London, 2 July: CME Group is to launch a new series of futures and options contracts based on sulphur dioxide (SO2) allowances in mid July.
The futures will start trading on 12 July on the electronic CME ClearPort system. The options on the futures will trade on the Nymex trading floor, beginning on 13 July. Both contracts are listed by Nymex, a member of the CME Group, which is the largest futures and options exchange, and are subject to Nymex rules and regulations.
For each of the contracts, the underlying asset is 25 allowances, representing 25 tons of SO2. This is in line with the contract size on the Chicago Climate Futures Exchange, which currently dominates exchange trading of SO2. The existing Nymex SO2 contracts each represent 100 allowances and these have been “pretty quiet” recently said Randy Warsanger, director of green products at Nymex. It is hoped the contracts will help increase liquidity in the market as 25 tons is a popular size, he added.
The maturities vary according to the underlying allowance vintage. Those with a specified vintage year (2010-2020) will be listed for two front months, the first of which will be August, and the next two Decembers.
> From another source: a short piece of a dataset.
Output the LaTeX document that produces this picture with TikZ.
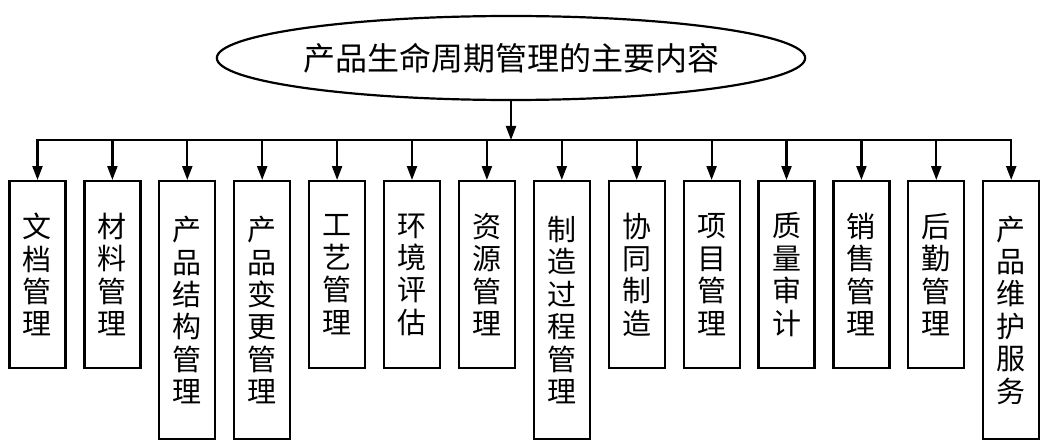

Contracts with no specified vintage year, such as those for the current vintage and earlier, will be listed for 36 consecutive months.
It is intended that the new contracts will be listed on the Green Exchange – a joint venture between CME and brokerage Evolution Markets, among other financial institutions – when regulatory approval has been granted.
The SO2 market was established in response to amendments to the Clean Air Act, which enshrined a goal of reducing annual SO2 emissions in the US.